━━━ Data lines
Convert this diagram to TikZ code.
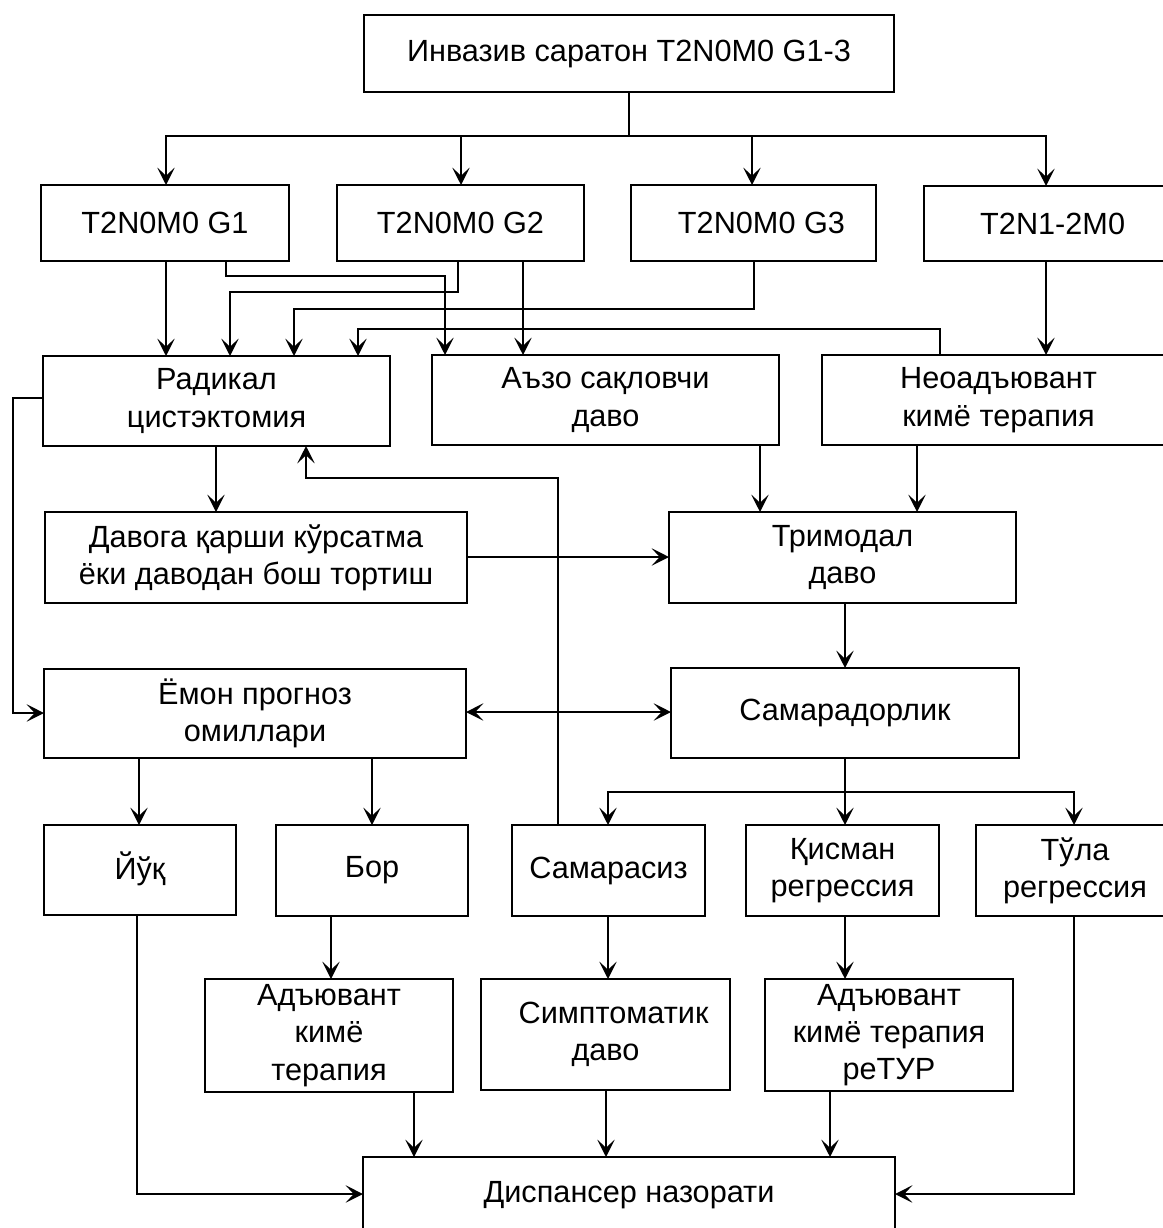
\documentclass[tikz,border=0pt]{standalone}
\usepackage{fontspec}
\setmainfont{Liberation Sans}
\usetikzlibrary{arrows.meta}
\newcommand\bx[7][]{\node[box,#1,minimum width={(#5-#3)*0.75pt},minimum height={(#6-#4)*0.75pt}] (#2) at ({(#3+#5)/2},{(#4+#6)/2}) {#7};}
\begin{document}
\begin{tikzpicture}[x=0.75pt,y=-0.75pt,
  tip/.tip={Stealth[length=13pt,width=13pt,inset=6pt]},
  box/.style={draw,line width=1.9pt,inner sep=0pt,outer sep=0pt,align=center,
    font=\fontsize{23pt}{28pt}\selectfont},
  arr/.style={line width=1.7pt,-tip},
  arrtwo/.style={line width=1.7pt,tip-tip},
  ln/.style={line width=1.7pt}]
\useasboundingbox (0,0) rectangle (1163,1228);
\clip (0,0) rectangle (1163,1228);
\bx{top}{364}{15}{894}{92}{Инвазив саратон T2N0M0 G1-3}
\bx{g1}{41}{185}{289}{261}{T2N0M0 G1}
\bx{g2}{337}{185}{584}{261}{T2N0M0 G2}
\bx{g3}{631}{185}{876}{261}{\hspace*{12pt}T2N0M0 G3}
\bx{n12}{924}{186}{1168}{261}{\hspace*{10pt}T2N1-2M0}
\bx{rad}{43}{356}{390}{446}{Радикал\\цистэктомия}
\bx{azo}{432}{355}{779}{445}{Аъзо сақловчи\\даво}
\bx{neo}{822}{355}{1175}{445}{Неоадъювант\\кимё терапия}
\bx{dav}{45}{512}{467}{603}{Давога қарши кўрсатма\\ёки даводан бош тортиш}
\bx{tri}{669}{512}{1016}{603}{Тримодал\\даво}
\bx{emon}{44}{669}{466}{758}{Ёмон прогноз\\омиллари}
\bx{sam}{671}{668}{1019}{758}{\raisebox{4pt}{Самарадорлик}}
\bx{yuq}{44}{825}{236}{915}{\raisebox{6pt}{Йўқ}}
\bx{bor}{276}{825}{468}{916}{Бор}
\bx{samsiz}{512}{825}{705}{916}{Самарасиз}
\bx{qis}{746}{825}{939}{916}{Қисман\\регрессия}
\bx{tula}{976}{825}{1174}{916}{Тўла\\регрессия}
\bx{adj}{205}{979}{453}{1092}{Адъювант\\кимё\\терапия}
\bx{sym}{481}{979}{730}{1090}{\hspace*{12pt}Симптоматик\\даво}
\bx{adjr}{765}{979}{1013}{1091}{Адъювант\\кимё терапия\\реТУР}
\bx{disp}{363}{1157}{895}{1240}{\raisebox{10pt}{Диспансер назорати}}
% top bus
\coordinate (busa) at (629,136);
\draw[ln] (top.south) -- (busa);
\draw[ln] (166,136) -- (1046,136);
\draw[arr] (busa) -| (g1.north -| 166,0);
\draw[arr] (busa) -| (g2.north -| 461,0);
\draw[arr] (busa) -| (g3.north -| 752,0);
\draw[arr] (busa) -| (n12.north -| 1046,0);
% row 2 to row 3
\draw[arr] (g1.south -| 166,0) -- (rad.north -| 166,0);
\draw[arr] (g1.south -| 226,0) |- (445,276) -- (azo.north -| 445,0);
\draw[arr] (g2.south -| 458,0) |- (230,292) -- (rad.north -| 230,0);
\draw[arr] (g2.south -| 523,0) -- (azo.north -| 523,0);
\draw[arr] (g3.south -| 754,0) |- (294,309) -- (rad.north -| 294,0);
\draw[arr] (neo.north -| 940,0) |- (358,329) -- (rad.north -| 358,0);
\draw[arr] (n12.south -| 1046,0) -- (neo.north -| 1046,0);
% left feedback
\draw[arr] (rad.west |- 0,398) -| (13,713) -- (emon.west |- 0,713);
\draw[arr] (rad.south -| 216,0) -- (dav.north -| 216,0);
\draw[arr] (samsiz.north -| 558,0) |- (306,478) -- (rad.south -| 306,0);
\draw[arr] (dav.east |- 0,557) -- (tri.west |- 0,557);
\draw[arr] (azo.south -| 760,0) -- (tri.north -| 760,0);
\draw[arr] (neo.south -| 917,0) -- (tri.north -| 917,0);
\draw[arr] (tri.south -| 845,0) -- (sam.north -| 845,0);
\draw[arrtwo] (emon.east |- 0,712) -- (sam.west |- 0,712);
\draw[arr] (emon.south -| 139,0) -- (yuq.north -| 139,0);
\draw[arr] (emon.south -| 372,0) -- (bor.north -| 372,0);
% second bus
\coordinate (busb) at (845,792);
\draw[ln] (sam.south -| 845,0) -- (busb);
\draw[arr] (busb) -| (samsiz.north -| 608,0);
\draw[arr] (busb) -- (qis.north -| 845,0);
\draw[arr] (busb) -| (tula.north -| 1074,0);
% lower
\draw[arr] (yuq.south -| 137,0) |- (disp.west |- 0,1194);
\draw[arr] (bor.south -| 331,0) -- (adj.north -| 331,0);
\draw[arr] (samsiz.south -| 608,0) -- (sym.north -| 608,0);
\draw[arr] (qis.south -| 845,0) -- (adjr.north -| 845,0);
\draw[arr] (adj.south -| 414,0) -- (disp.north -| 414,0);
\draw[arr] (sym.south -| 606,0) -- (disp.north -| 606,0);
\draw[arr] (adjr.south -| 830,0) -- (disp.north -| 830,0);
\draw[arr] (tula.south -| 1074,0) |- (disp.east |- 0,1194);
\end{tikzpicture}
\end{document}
━━━━━━
### Problem
Quote everything in the listing above exactly; pictures are the only thing to omit.

### Expected output
Convert this diagram to TikZ code.
\documentclass[tikz,border=0pt]{standalone}
\usepackage{fontspec}
\setmainfont{Liberation Sans}
\usetikzlibrary{arrows.meta}
\newcommand\bx[7][]{\node[box,#1,minimum width={(#5-#3)*0.75pt},minimum height={(#6-#4)*0.75pt}] (#2) at ({(#3+#5)/2},{(#4+#6)/2}) {#7};}
\begin{document}
\begin{tikzpicture}[x=0.75pt,y=-0.75pt,
  tip/.tip={Stealth[length=13pt,width=13pt,inset=6pt]},
  box/.style={draw,line width=1.9pt,inner sep=0pt,outer sep=0pt,align=center,
    font=\fontsize{23pt}{28pt}\selectfont},
  arr/.style={line width=1.7pt,-tip},
  arrtwo/.style={line width=1.7pt,tip-tip},
  ln/.style={line width=1.7pt}]
\useasboundingbox (0,0) rectangle (1163,1228);
\clip (0,0) rectangle (1163,1228);
\bx{top}{364}{15}{894}{92}{Инвазив саратон T2N0M0 G1-3}
\bx{g1}{41}{185}{289}{261}{T2N0M0 G1}
\bx{g2}{337}{185}{584}{261}{T2N0M0 G2}
\bx{g3}{631}{185}{876}{261}{\hspace*{12pt}T2N0M0 G3}
\bx{n12}{924}{186}{1168}{261}{\hspace*{10pt}T2N1-2M0}
\bx{rad}{43}{356}{390}{446}{Радикал\\цистэктомия}
\bx{azo}{432}{355}{779}{445}{Аъзо сақловчи\\даво}
\bx{neo}{822}{355}{1175}{445}{Неоадъювант\\кимё терапия}
\bx{dav}{45}{512}{467}{603}{Давога қарши кўрсатма\\ёки даводан бош тортиш}
\bx{tri}{669}{512}{1016}{603}{Тримодал\\даво}
\bx{emon}{44}{669}{466}{758}{Ёмон прогноз\\омиллари}
\bx{sam}{671}{668}{1019}{758}{\raisebox{4pt}{Самарадорлик}}
\bx{yuq}{44}{825}{236}{915}{\raisebox{6pt}{Йўқ}}
\bx{bor}{276}{825}{468}{916}{Бор}
\bx{samsiz}{512}{825}{705}{916}{Самарасиз}
\bx{qis}{746}{825}{939}{916}{Қисман\\регрессия}
\bx{tula}{976}{825}{1174}{916}{Тўла\\регрессия}
\bx{adj}{205}{979}{453}{1092}{Адъювант\\кимё\\терапия}
\bx{sym}{481}{979}{730}{1090}{\hspace*{12pt}Симптоматик\\даво}
\bx{adjr}{765}{979}{1013}{1091}{Адъювант\\кимё терапия\\реТУР}
\bx{disp}{363}{1157}{895}{1240}{\raisebox{10pt}{Диспансер назорати}}
% top bus
\coordinate (busa) at (629,136);
\draw[ln] (top.south) -- (busa);
\draw[ln] (166,136) -- (1046,136);
\draw[arr] (busa) -| (g1.north -| 166,0);
\draw[arr] (busa) -| (g2.north -| 461,0);
\draw[arr] (busa) -| (g3.north -| 752,0);
\draw[arr] (busa) -| (n12.north -| 1046,0);
% row 2 to row 3
\draw[arr] (g1.south -| 166,0) -- (rad.north -| 166,0);
\draw[arr] (g1.south -| 226,0) |- (445,276) -- (azo.north -| 445,0);
\draw[arr] (g2.south -| 458,0) |- (230,292) -- (rad.north -| 230,0);
\draw[arr] (g2.south -| 523,0) -- (azo.north -| 523,0);
\draw[arr] (g3.south -| 754,0) |- (294,309) -- (rad.north -| 294,0);
\draw[arr] (neo.north -| 940,0) |- (358,329) -- (rad.north -| 358,0);
\draw[arr] (n12.south -| 1046,0) -- (neo.north -| 1046,0);
% left feedback
\draw[arr] (rad.west |- 0,398) -| (13,713) -- (emon.west |- 0,713);
\draw[arr] (rad.south -| 216,0) -- (dav.north -| 216,0);
\draw[arr] (samsiz.north -| 558,0) |- (306,478) -- (rad.south -| 306,0);
\draw[arr] (dav.east |- 0,557) -- (tri.west |- 0,557);
\draw[arr] (azo.south -| 760,0) -- (tri.north -| 760,0);
\draw[arr] (neo.south -| 917,0) -- (tri.north -| 917,0);
\draw[arr] (tri.south -| 845,0) -- (sam.north -| 845,0);
\draw[arrtwo] (emon.east |- 0,712) -- (sam.west |- 0,712);
\draw[arr] (emon.south -| 139,0) -- (yuq.north -| 139,0);
\draw[arr] (emon.south -| 372,0) -- (bor.north -| 372,0);
% second bus
\coordinate (busb) at (845,792);
\draw[ln] (sam.south -| 845,0) -- (busb);
\draw[arr] (busb) -| (samsiz.north -| 608,0);
\draw[arr] (busb) -- (qis.north -| 845,0);
\draw[arr] (busb) -| (tula.north -| 1074,0);
% lower
\draw[arr] (yuq.south -| 137,0) |- (disp.west |- 0,1194);
\draw[arr] (bor.south -| 331,0) -- (adj.north -| 331,0);
\draw[arr] (samsiz.south -| 608,0) -- (sym.north -| 608,0);
\draw[arr] (qis.south -| 845,0) -- (adjr.north -| 845,0);
\draw[arr] (adj.south -| 414,0) -- (disp.north -| 414,0);
\draw[arr] (sym.south -| 606,0) -- (disp.north -| 606,0);
\draw[arr] (adjr.south -| 830,0) -- (disp.north -| 830,0);
\draw[arr] (tula.south -| 1074,0) |- (disp.east |- 0,1194);
\end{tikzpicture}
\end{document}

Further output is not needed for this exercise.